Is there any way to do the foggy glass background that KLWP can do?

Is there any way to do the foggy glass background that KLWP can do? I really love the look of it for backgrounds of folders. Is this something that would be remotely possible to develop or do with scripting?

13 Commentsto Is there any way to do the foggy glass background that KLWP can do?

  1. Jay M says:

    i use Kustom and have no idea what you mean by foggy glass back grounds.

  2. Where the background of a single element (folder, sidebar, whatever) is to blur whatever is behind it.

  3. Jay M says:

    i think Lucas wrote a script to do that check the wiki

  4. Jay M says:

    He might not have posted it there then maybe it was just in the community

  5. Which Lucas am I searching for? There’s no search feature for Google plus on mobile.

  6. Jay M says:

    thats cuz it sucks, Lukas Morawietz just noticed this in the public community try the private community.

  7. There’s no blur function in Lightning because it cannot work in most situations.
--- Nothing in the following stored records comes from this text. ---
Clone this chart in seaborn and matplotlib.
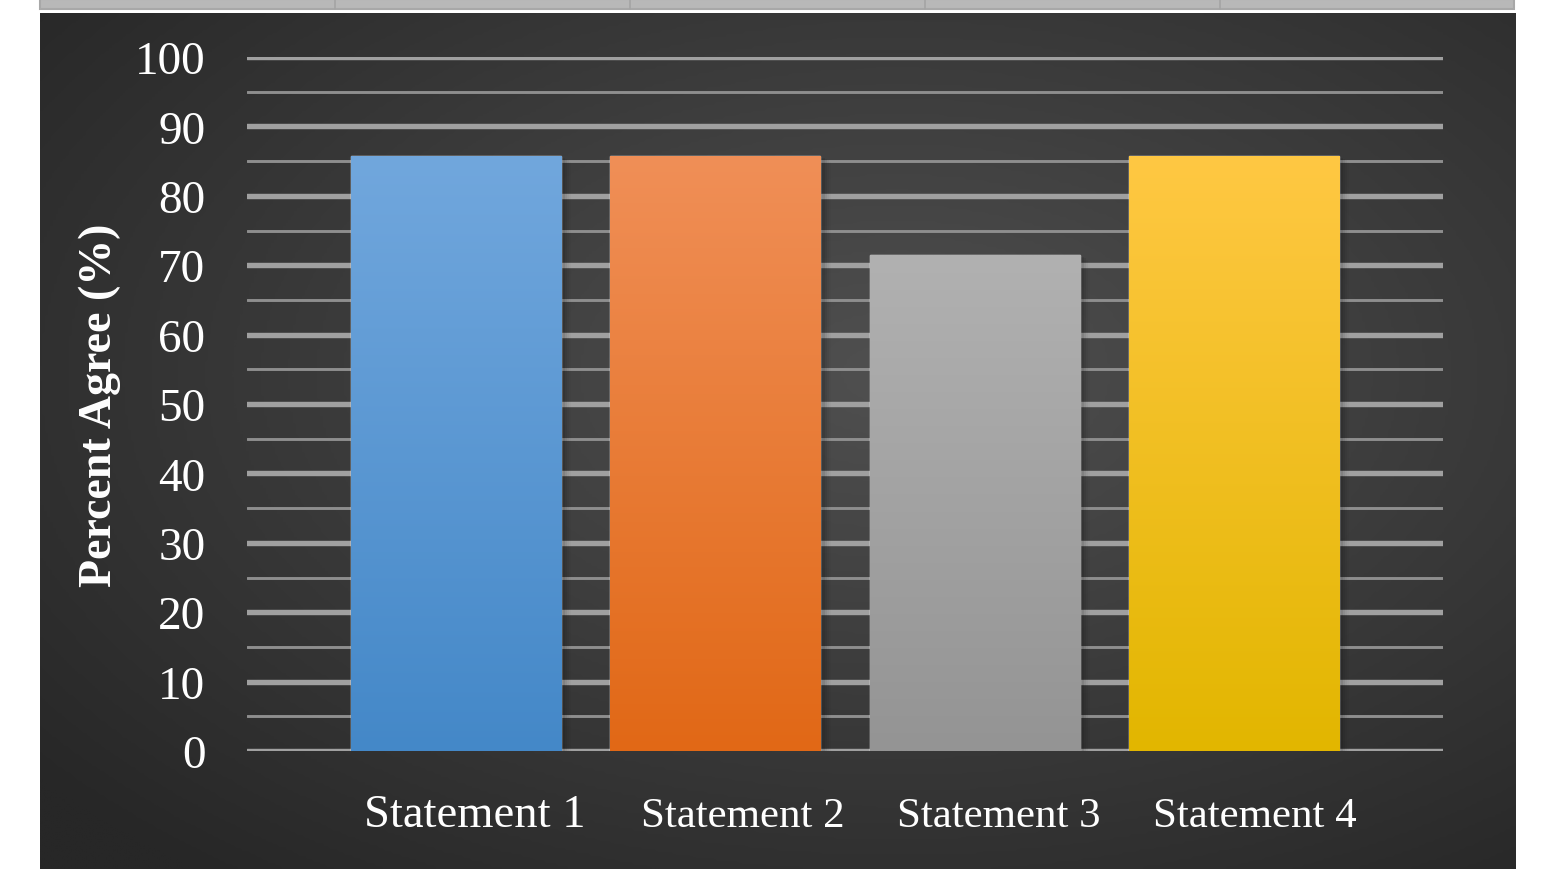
import numpy as np
import pandas as pd
import matplotlib
matplotlib.use("Agg")
import matplotlib.pyplot as plt
import matplotlib.transforms as mtransforms
import seaborn as sns
from matplotlib.patches import Rectangle
from matplotlib.colors import LinearSegmentedColormap

categories = ["Statement 1", "Statement 2", "Statement 3", "Statement 4"]
values = [85.7, 85.7, 71.4, 85.7]
top_colors = ["#71a7dd", "#f08f57", "#b1b1b1", "#ffc843"]
bottom_colors = ["#4488c8", "#e16816", "#949494", "#e2b600"]
y_ticks = [0, 10, 20, 30, 40, 50, 60, 70, 80, 90, 100]

sns.set_theme(style="dark")
plt.rcParams['font.family'] = ['Liberation Serif', 'DejaVu Serif']

W, H = 1541, 870
fig = plt.figure(figsize=(W / 100, H / 100), dpi=100)
fig.patch.set_facecolor("white")

# top gray strip (spreadsheet header remnant)
fig.patches.append(Rectangle((40 / W, 1 - 10 / H), 1474 / W, 10 / H, transform=fig.transFigure,
                             facecolor="#b8b8b8", edgecolor="#a8a8a8", lw=1.5, zorder=0))
for xd in [335, 630, 925, 1220]:
    fig.add_artist(plt.Line2D([xd / W, xd / W], [1 - 10 / H, 1], transform=fig.transFigure,
                              color="#a4a4a4", lw=1.2))

# dark radial gradient panel
bg = fig.add_axes([40 / W, 0, 1476 / W, 856 / H], zorder=-1)
ny, nx = 300, 520
yy, xx = np.mgrid[0:ny, 0:nx]
cx, cy = nx * 0.58, ny * 0.42
r = np.sqrt(((xx - cx) / nx) ** 2 + ((yy - cy) / ny) ** 2)
r = np.clip(r / 0.75, 0, 1)
bgcmap = LinearSegmentedColormap.from_list("bg", ["#505050", "#3b3b3b", "#272727"])
bg.imshow(r, cmap=bgcmap, aspect="auto", interpolation="bilinear", vmin=0, vmax=1)
bg.axis("off")

ax = fig.add_axes([247 / W, 1 - 752 / H, (1443 - 247) / W, (752 - 58) / H])
ax.set_facecolor("none")

df = pd.DataFrame({"Statement": categories, "Percent": values})
sns.barplot(data=df, x="Statement", y="Percent", hue="Statement", palette=top_colors,
            width=0.81, legend=False, ax=ax, zorder=3, saturation=1)

ax.set_xlim(-0.806, 3.806)
ax.set_ylim(0, 100)

# gradient fill and soft shadow per bar
for patch, tc, bc in zip(ax.patches, top_colors, bottom_colors):
    x0, y0 = patch.get_x(), patch.get_y()
    w, h = patch.get_width(), patch.get_height()
    for k, a in enumerate([0.10, 0.08, 0.06, 0.04, 0.02]):
        ax.add_patch(Rectangle((x0 + 0.008 * (k + 1), y0), w, h - 0.2 * k,
                               facecolor="black", alpha=a, lw=0, zorder=2))
    cmap = LinearSegmentedColormap.from_list("g", [bc, tc])
    grad = np.linspace(0, 1, 256).reshape(-1, 1)
    im = ax.imshow(grad, cmap=cmap, aspect="auto", origin="lower",
                   extent=[x0, x0 + w, y0, y0 + h], zorder=4, interpolation="bilinear")
    im.set_clip_path(patch)

ax.set_xlim(-0.806, 3.806)
ax.set_ylim(0, 100)

ax.set_yticks(y_ticks)
ax.set_yticks(np.arange(5, 100, 10), minor=True)
ax.grid(False)
ax.yaxis.grid(True, which="major", color="#a0a0a0", lw=3.9, zorder=1)
ax.yaxis.grid(True, which="minor", color="#8e8e8e", lw=2.1, zorder=1)
ax.set_axisbelow(True)
for s in ax.spines.values():
    s.set_visible(False)
ax.tick_params(axis="y", which="both", length=0, pad=30, labelsize=34, labelcolor="white")
ax.tick_params(axis="x", length=0, pad=54, labelsize=31, labelcolor="white")
ax.set_xlabel("")
ax.set_ylabel("Percent Agree (%)", fontsize=33, fontweight="bold", color="white", labelpad=10)

# x labels sit slightly right of bar centres in the reference; first one is larger
offsets = [19, 27, 24, 21]
sizes = [33.5, 31, 31, 31]
for lab, dx, fs in zip(ax.get_xticklabels(), offsets, sizes):
    lab.set_fontsize(fs)
    lab.set_va("baseline")
    lab.set_transform(lab.get_transform() + mtransforms.ScaledTranslation(dx / 100, 0, fig.dpi_scale_trans))

fig.savefig("out.png", dpi=100)
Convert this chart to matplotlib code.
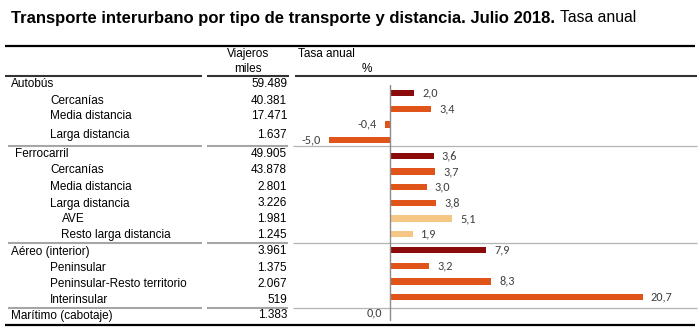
import matplotlib
matplotlib.use('Agg')
import matplotlib.pyplot as plt

# ── datos ──
categorias = ['Autobús', 'Cercanías', 'Media distancia', 'Larga distancia',
              'Ferrocarril', 'Cercanías', 'Media distancia', 'Larga distancia',
              'AVE', 'Resto larga distancia',
              'Aéreo (interior)', 'Peninsular', 'Peninsular-Resto territorio', 'Interinsular',
              'Marítimo (cabotaje)']
viajeros = ['59.489', '40.381', '17.471', '1.637',
            '49.905', '43.878', '2.801', '3.226', '1.981', '1.245',
            '3.961', '1.375', '2.067', '519',
            '1.383']
tasa = [2.0, 3.4, -0.4, -5.0,
        3.6, 3.7, 3.0, 3.8, 5.1, 1.9,
        7.9, 3.2, 8.3, 20.7,
        0.0]
nivel = [0, 1, 1, 1, 0, 1, 1, 1, 2, 2, 0, 1, 1, 1, 0]

# ── estilo / maquetación (px) ──
FONT = 'Liberation Sans'
LBL = ['Carlito', 'Lato', 'DejaVu Sans']
fila_y = [84, 100.5, 116, 135, 154, 170, 186.5, 203.5, 219, 235,
          251.5, 268, 284, 300, 315.5]
sangria = {0: 11, 1: 50, 2: 62}
sangria_extra = {4: 4, 9: -1}
col_nivel = {0: '#8b0a0a', 1: '#e0541a', 2: '#f6c684'}
sep_y = [145.5, 243, 308]

W, H = 700, 330
fig = plt.figure(figsize=(W / 100, H / 100), dpi=100)
bg = fig.add_axes([0, 0, 1, 1])
bg.set_xlim(0, W)
bg.set_ylim(H, 0)
bg.axis('off')

# título
t = bg.text(11, 18, 'Transporte interurbano por tipo de transporte y distancia. Julio 2018.',
            fontsize=12, fontweight='bold', family=FONT, va='center', ha='left')
fig.canvas.draw()
bb = t.get_window_extent()
bg.text(bb.x1 + 5, 18, 'Tasa anual', fontsize=11.3, family=FONT, va='center', ha='left')

# cabecera
bg.plot([5, 695], [45.5, 45.5], color='black', lw=1.6, solid_capstyle='butt')
for x0, x1 in [(5, 202), (207, 289), (295, 697)]:
    bg.plot([x0, x1], [76, 76], color='#333333', lw=1.5, solid_capstyle='butt')
bg.text(248, 54, 'Viajeros', fontsize=8.5, family=FONT, ha='center', va='center')
bg.text(248, 69, 'miles', fontsize=8.5, family=FONT, ha='center', va='center')
bg.text(298, 54, 'Tasa anual', fontsize=8.5, family=FONT, ha='left', va='center')
bg.text(367, 69, '%', fontsize=8.5, family=FONT, ha='center', va='center')

# tabla izquierda
for i, (c, v, n) in enumerate(zip(categorias, viajeros, nivel)):
    y = fila_y[i]
    bg.text(sangria[n] + sangria_extra.get(i, 0), y, c, fontsize=8.5, family=FONT,
            ha='left', va='center')
    bg.text(287, y, v, fontsize=8.5, family=FONT, ha='right', va='center')

for y in sep_y:
    for x0, x1 in [(8, 202), (207, 288)]:
        bg.plot([x0, x1], [y, y], color='#a6a6a6', lw=1.5, solid_capstyle='butt')
    bg.plot([293, 697], [y, y], color='#b4b4b4', lw=0.9, solid_capstyle='butt')
bg.plot([5, 695], [325, 325], color='black', lw=1.6, solid_capstyle='butt')

# barras: filas 0..14 -> 93..313 px
b0, bd = 93.0, 15.7
top = b0 - bd / 2
bot = b0 + bd * (len(tasa) - 0.5)
ax_l, ax_r = 293, 697
ax = fig.add_axes([ax_l / W, 1 - bot / H, (ax_r - ax_l) / W, (bot - top) / H])
ax.set_ylim(len(tasa) - 0.5, -0.5)
ppu = 12.2
ax.set_xlim(-(390 - ax_l) / ppu, (ax_r - 390) / ppu)
ax.axis('off')
ax.patch.set_alpha(0)

filas = list(range(len(tasa)))
ax.barh(filas, tasa, height=0.4, color=[col_nivel[n] for n in nivel])
ax.plot([0, 0], [-0.5, len(tasa) - 0.5], color='#8c8c8c', lw=1)
for i, v in enumerate(tasa):
    txt = f'{v:.1f}'.replace('.', ',')
    if v > 0:
        ax.text(v + 0.65, i, txt, fontsize=8.8, family=LBL, color='#404040', ha='left', va='center')
    else:
        ax.text(v - 0.65, i, txt, fontsize=8.8, family=LBL, color='#404040', ha='right', va='center')

plt.savefig('out.png', dpi=100)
The reason is that Lightning (and other apps) don’t have access to the background (the wallpaper). Only the live wallpaper can access it’s own background, obviously.

    “Seeing” the background is a requirement to compute the blur, and doing this in an efficient way is another requirement. Android prevents both as a security measure, so that app A (i.e. the launcher) cannot extract user data from app B (i.e. the live wallpaper)

  8. That makes sense. And that’s why Lukas’s script involves placing an object that simply acts as a background.

    Lightning Launcher already has the feature to draw your own wallpaper instead of using the system wallpaper, on a per-desktop basis. Is it possible to adapt a script to access that image? Could that one be blurred?

  9. Nowadays, the per desktop wallpaper feature isn’t really required anymore. In previous versions of Android it was implemented using special native code that provided a real boost in terms of performance. Nowadays, changes in the Android graphics subsystem make that using any large item or shortcut will not make any difference (in terms of performance, not memory).

    That means that it is easy to access the image from script: this can be either the background of an item, or the icon of a shortcut. It is possible to load the per desktop wallpaper too, but it’s not documented and not very efficient.

    Blurring an image is also possible through script but might not be very efficient.

    But even if the background can be read, and the blur can be computed, there’s one more step: objects in the middle have to be drawn over the background image, and that’s one more inefficient operation.

    In the end the feature is hard to implement and not efficient in the best case, this is mostly why it hasn’t been implemented yet, although I spent quite a lot of time thinking at it.

  10. Ok, cool! I had no idea this was all so involved, but I knew it would be pretty intense. I’m going to keep my setup with pre-blurred objects for now.

    Thank you for the detailed response!